Nach § 3 Abs. 1 S. 1 Nr. 3a u. b i.V.m. § 7 GrStG ist Grundbesitz, der von einer inländischen juristischen Person des öffentlichen Rechts oder einer inländischen Körperschaft, Personenvereinigung oder Vermögensmasse, die nach der Satzung, dem Stiftungsgeschäft oder der sonstigen Verfassung und nach ihrer tatsächlichen Geschäftsführung ausschließlich und unmittelbar gemeinnützigen oder mildtätigen Zwecken dient, unmittelbar für gemeinnützige oder mildtätige Zwecke benutzt wird, von der Grundsteuer befreit. Wohnungen sind gem. § 5 Abs. 2 GrStG stets steuerpflichtig, auch wenn die Voraussetzungen des § 5 Abs. 1 GrStG vorliegen, also etwa wenn sie zur Erfüllung gemeinnütziger oder mildtätiger Zwecke überlassen werden.
Der Gesetzgeber hat damit eine Entscheidung dahin getroffen, dass bei einer Mehrheit von Räumen, die den Begriff der Wohnung erfüllen, stets das Überwiegen des Wohnzwecks anzunehmen und Grundsteuerpflicht gegeben ist. Dies verbietet es, Rechtsträgern i.S.d. § 3 Abs. 1 S. 1 Nr. 3a u. b GrStG eine Grundsteuerbefreiung dann und insoweit zu gewähren, als sie Wohnungen in Verfolgung und in Verwirklichung eines gemeinnützigen oder mildtätigen Zwecks Dritten überlassen. Diese Einschränkung der Befreiung von der Grundsteuer ist mit dem GG vereinbar. Die von der Rechtsprechung entwickelte typologische Umschreibung des bewertungsrechtlichen Begriffs der Wohnung gilt auch für den Wohnungsbegriff i.S.d. § 5 Abs. 2 GrStG.
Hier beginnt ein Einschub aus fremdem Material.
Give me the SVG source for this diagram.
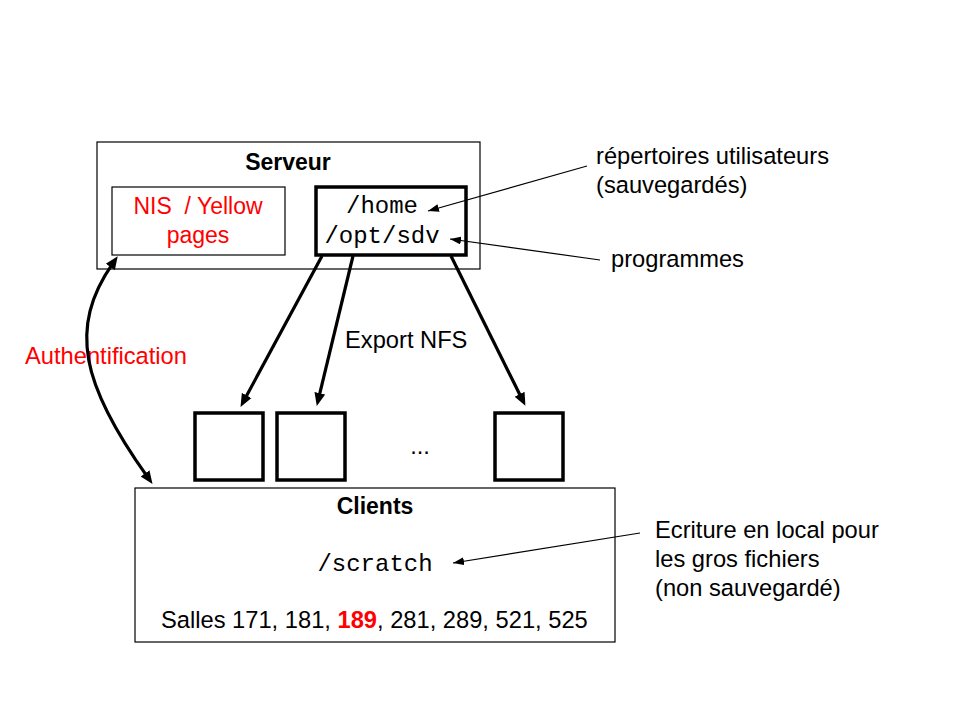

Sowohl die 1-Zimmer-Appartements als auch die größeren Raumeinheiten in dem Studentenwohnheim erfüllten somit die Voraussetzungen einer Wohnung i.S.d. § 5 Abs. 2 GrStG. Sie weisen die erforderlichen Räumlichkeiten und die notwendige Mindestgröße auf und haben den Zweck, Wohnbedürfnisse zu befriedigen. Sie ermöglichen objektiv die Führung eines selbständigen Haushalts auf Dauer. Bei den größeren Raumeinheiten kommt es unabhängig von der jeweiligen konkreten Belegung auf deren Gesamtwohnfläche und nicht auf die Fläche der einzelnen Wohnräume an. Dass die Türen der jeweiligen Wohnräume gesondert abschließbar sind und jeder Wohnraum über eine eigene Klingel sowie einen eigenen Telefon- und Internetanschluss verfügt, führt zu keinem anderen Ergebnis. Auch wie die Rechtsverhältnisse zwischen der Klägerin und den Personen, denen die Räume zu Wohnzwecken überlassen werden, geregelt sind, spielt bewertungsrechtlich keine Rolle.